I could point to the HHS contraception mandate or the long battle to force one baker to bake cakes for a gay wedding or fire Chief Kelvin Cochran who was fired for writing a Sunday School book or Barronelle Stutzman or the Trinity Lutheran case or Christian schools and Title IX, or many other cases and controversies. The assault on religious freedom comes from the highest levels of government and has been nearly constant in the last decade, especially since the Supreme Court made so-called “gay marriage” the law of the land. Just last week, new rules from the Biden Administration seek to, again, force insurance plans to cover birth control and abortifacients. 

The fact that religious plaintiffs and defendants often prevail says far more about the strength of our founding documents and the Supreme Court than about the popularity or security of religious freedom. The simple fact is that the “wins” in court that French touts were only necessary because of the explosion of lawsuits and policies infringing on the rights of religious Americans. And the fact that we’re still fighting despite all these wins shows just how determined the opposition is.  

To survey this situation and conclude that religious liberty will just continue winning in the courts forever is naïve. As Wesley Smith pointed out at National Review, many legal “victories” for religious freedom have been far from decisive.  

Consider Colorado cake artist Jack Philips, who has spent thirteen years being dragged back to court only to win on procedural grounds again and again. Whether it was his case at the U.S. Supreme Court over gay wedding cakes or at the Colorado Supreme Court over a transgender cake, Jack has yet to receive a definitive ruling protecting his and others’ right to say “no” to celebrations that violate his beliefs. In the meantime, he has been forced to defend himself instead of doing what he loves. Despite his recent “win,” it’s not clear this attack on his freedom, which has gone on for over 13 years, is even over. The process has been a punishment. It always is.    

Consider just how unthinkable all of this would have been just a few years ago. If one had asked Barack Obama during his first run for president whether religious Americans should be required to celebrate, promote, and pay for things they consider wrong, or be excluded from public benefits just because they’re religious, he would have said “no way.” Yet here we are. 

Still, the biggest reason French is wrong about the security of religious freedom in America is that politics is mostly downstream from the rest of culture. Our legislators, our judges, and eventually our laws inevitably reflect the will and beliefs of the people. If the culture comes to consider religious freedom either a quaint relic or, worse, a license for bigotry, and our fellow Americans come to value sexual self-expression over faith (which they already do), the courts will eventually reflect these beliefs. After all, the U.S. Constitution guarantees that no person can be deprived of life without due process.
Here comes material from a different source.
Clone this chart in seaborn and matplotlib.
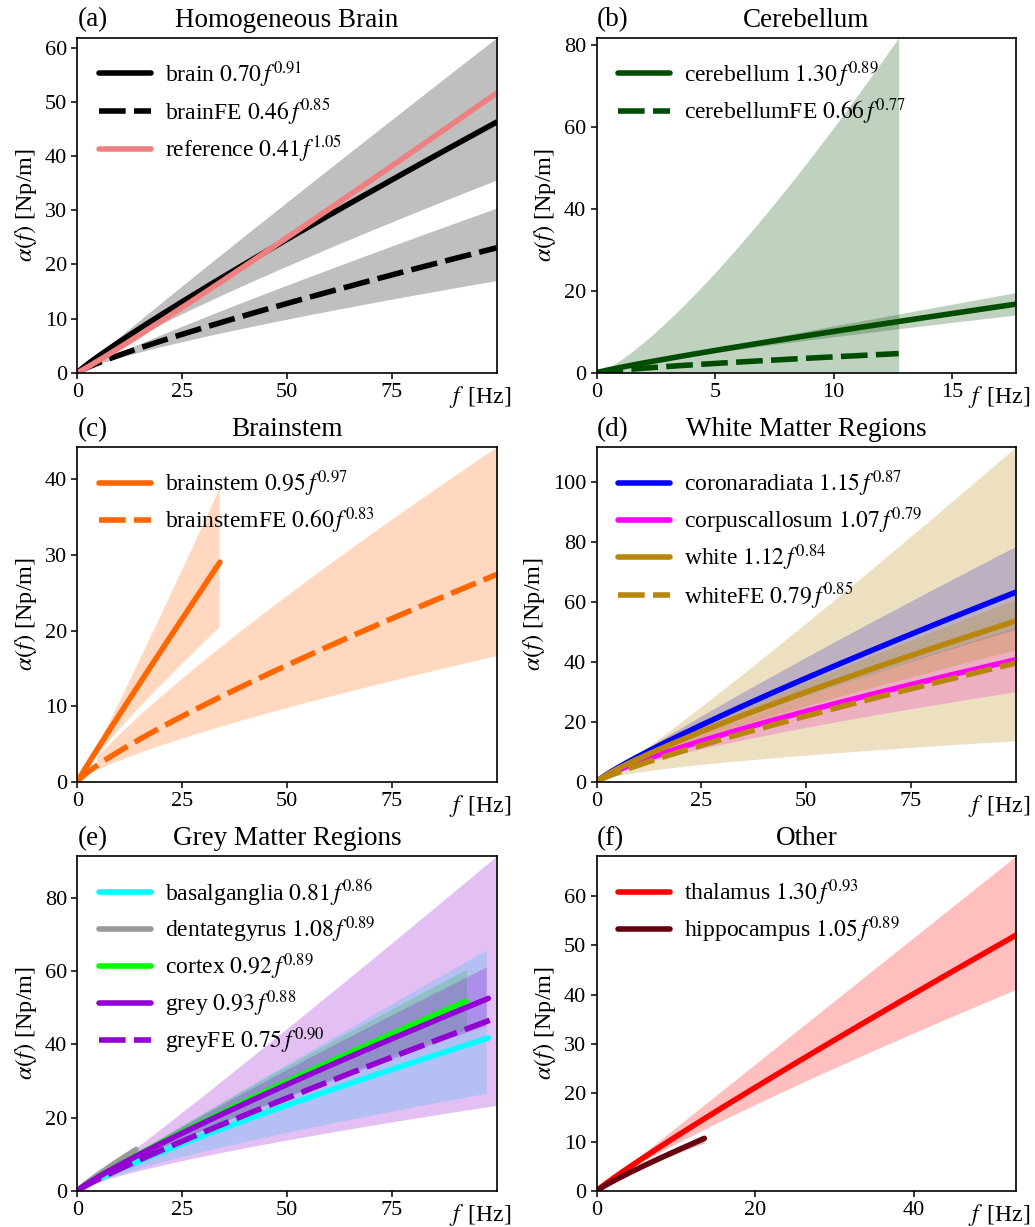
import numpy as np
import pandas as pd
import matplotlib
matplotlib.use("Agg")
import matplotlib.pyplot as plt
import seaborn as sns

# ---------------------------------------------------------------- data
panel_tags = ["(a)", "(b)", "(c)", "(d)", "(e)", "(f)"]
panel_titles = ["Homogeneous Brain", "Cerebellum", "Brainstem",
                "White Matter Regions", "Grey Matter Regions", "Other"]
panel_xticks = [[0, 25, 50, 75], [0, 5, 10, 15], [0, 25, 50, 75],
                [0, 25, 50, 75], [0, 25, 50, 75], [0, 20, 40]]
panel_yticks = [[0, 10, 20, 30, 40, 50, 60], [0, 20, 40, 60, 80],
                [0, 10, 20, 30, 40], [0, 20, 40, 60, 80, 100],
                [0, 20, 40, 60, 80], [0, 10, 20, 30, 40, 50, 60]]

# one entry per fitted tissue: alpha(f) = a * f**b
series_panel = [0, 0, 0, 1, 1, 2, 2, 3, 3, 3, 3, 4, 4, 4, 4, 4, 5, 5]
series_name = ["brain", "brainFE", "reference",
               "cerebellum", "cerebellumFE",
               "brainstem", "brainstemFE",
               "coronaradiata", "corpuscallosum", "white", "whiteFE",
               "basalganglia", "dentategyrus", "cortex", "grey", "greyFE",
               "thalamus", "hippocampus"]
coef_a = [0.70, 0.46, 0.41, 1.30, 0.66, 0.95, 0.60, 1.15, 1.07, 1.12, 0.79,
          0.81, 1.08, 0.92, 0.93, 0.75, 1.30, 1.05]
coef_b = [0.91, 0.85, 1.05, 0.89, 0.77, 0.97, 0.83, 0.87, 0.79, 0.84, 0.85,
          0.86, 0.89, 0.89, 0.88, 0.90, 0.93, 0.89]
# frequency range covered by each fit [Hz]
f_start = [0, 0, 0, 0, 0, 0, 0, 0, 0, 0, 0, 5.4, 0, 0, 0, 0, 0, 0]
f_stop = [100, 100, 100, 17.7, 12.75, 34, 100, 100, 100, 100, 100,
          98, 14, 92.8, 98, 100, 52.9, 13.6]

# uncertainty envelopes (lower / upper power laws); None = no envelope
band_a_lo = [0.70, 0.46, None, 1.30, 0.0, 0.95, 0.50, 1.15, 1.07, 1.12, 0.79,
             0.81, 1.08, 0.92, 0.93, 0.75, 1.30, 1.05]
band_b_lo = [0.853, 0.784, None, 0.830, 1.0, 0.873, 0.762, 0.823, 0.724, 0.797,
             0.620, 0.763, 0.851, 0.854, 0.848, 0.747, 0.870, 0.856]
band_a_hi = [0.70, 0.46, None, 1.30, 3.07, 0.95, 0.913, 1.15, 1.07, 1.12, 0.79,
             0.81, 1.08, 0.92, 0.93, 0.75, 1.30, 1.05]
band_b_hi = [0.973, 0.910, None, 0.944, 1.29, 1.054, 0.843, 0.917, 0.841, 0.867,
             1.075, 0.960, 0.928, 0.924, 0.914, 1.043, 0.998, 0.917]
band_start = [0, 0, None, 0, 0, 0, 4.6, 0, 0, 0, 0, 5.4, 0, 0, 0, 0, 0, 0]
band_stop = [100, 100, None, 17.7, 12.75, 33.8, 100, 100, 100, 100, 100,
             97.5, 14, 92.8, 97.5, 100, 52.9, 13.6]

series_color = ["black", "black", "#F08080",
                "#004d00", "#004d00",
                "#FF6600", "#FF6600",
                "#0000FF", "#FF00FF", "#B8860B", "#B8860B",
                "#00FFFF", "#999999", "#00FF00", "#9400D3", "#9400D3",
                "#FF0000", "#66000F"]
series_dashed = [False, True, False, False, True, False, True,
                 False, False, False, True, False, False, False, False, True,
                 False, False]

# ---------------------------------------------------------------- style
sns.set_theme(style="ticks", rc={
    "axes.edgecolor": "black", "axes.labelcolor": "black",
    "text.color": "black", "xtick.color": "black", "ytick.color": "black",
    "axes.linewidth": 1.2,
    "xtick.major.width": 1.1, "ytick.major.width": 1.1,
    "xtick.major.size": 4, "ytick.major.size": 4,
})
plt.rcParams["font.family"] = ["Liberation Serif", "DejaVu Serif"]
plt.rcParams["mathtext.fontset"] = "stix"

fig, axes = plt.subplots(3, 2, figsize=(10.35, 12.27), dpi=100)
fig.subplots_adjust(left=0.0747, right=0.9816, bottom=0.0293, top=0.9693,
                    wspace=0.238, hspace=0.221)
axes = axes.ravel()

LW = 4.0
DASH = (0, (4.8, 1.5))

for p, ax in enumerate(axes):
    idx = [i for i, k in enumerate(series_panel) if k == p]

    # envelopes first so every curve sits on top of them
    for i in idx:
        if band_a_lo[i] is None:
            continue
        fb = np.linspace(band_start[i], band_stop[i], 300)
        lo = band_a_lo[i] * fb ** band_b_lo[i]
        hi = band_a_hi[i] * fb ** band_b_hi[i]
        ax.fill_between(fb, lo, hi, color=series_color[i], alpha=0.25,
                        linewidth=0)

    for i in idx:
        f = np.linspace(f_start[i], f_stop[i], 300)
        df = pd.DataFrame({"f": f, "alpha": coef_a[i] * f ** coef_b[i]})
        label = (f"{series_name[i]} "
                 f"${coef_a[i]:.2f}\\,f^{{{coef_b[i]:.2f}}}$")
        sns.lineplot(data=df, x="f", y="alpha", ax=ax, color=series_color[i],
                     linewidth=LW, linestyle=DASH if series_dashed[i] else "-",
                     label=label, sort=False, estimator=None)

    ax.margins(x=0, y=0)
    ax.set_ylim(bottom=0)
    ax.set_xticks(panel_xticks[p])
    ax.set_yticks(panel_yticks[p])
    ax.tick_params(labelsize=16)

    ax.set_title(panel_titles[p], fontsize=19.5, pad=8)
    ax.set_title(panel_tags[p], loc="left", fontsize=19.5, pad=8)
    ax.set_ylabel(r"$\alpha(f)$ [Np/m]", fontsize=17.5)
    ax.set_xlabel(r"$f\,$ [Hz]", fontsize=17, loc="right")
    ax.xaxis.set_label_coords(1.035, -0.034)

    ax.legend(loc="upper left", frameon=False, fontsize=17,
              handlelength=2.2, handletextpad=0.6, labelspacing=0.28)

fig.savefig("out.png", dpi=100)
And yet abortion is still legal throughout much of the country. In the long run, the wording of the Constitution is no match for the will of the culture. 

To be clear, French is right that American Christians have been spared the kind of persecution seen elsewhere in the world. He’s also right that religious freedom has enjoyed some victories in recent years, thanks in large part to the tireless work of groups like Alliance Defending Freedom. 

But this cannot go on forever in a society where religion is increasingly treated like an odd hobby or old evil, and the rationale behind our first freedom seems increasingly alien to most Americans. As openly anti-Christian sentiments grow, more people will begin to question why the courts are defending the beliefs and freedoms of so-called “bigots.” And the courts, contrary to French’s Pollyannish hopes, cannot and will not hold that line. 

That’s why our work as believers is more fundamental than just carving out a legal niche to exist. It means confronting the culture directly and challenging the values and assumptions that have pushed faith to the margins. After all, the free exercise of religion is protected by the First Amendment, which means we will not be acting like true Americans until this first freedom is again our first priority.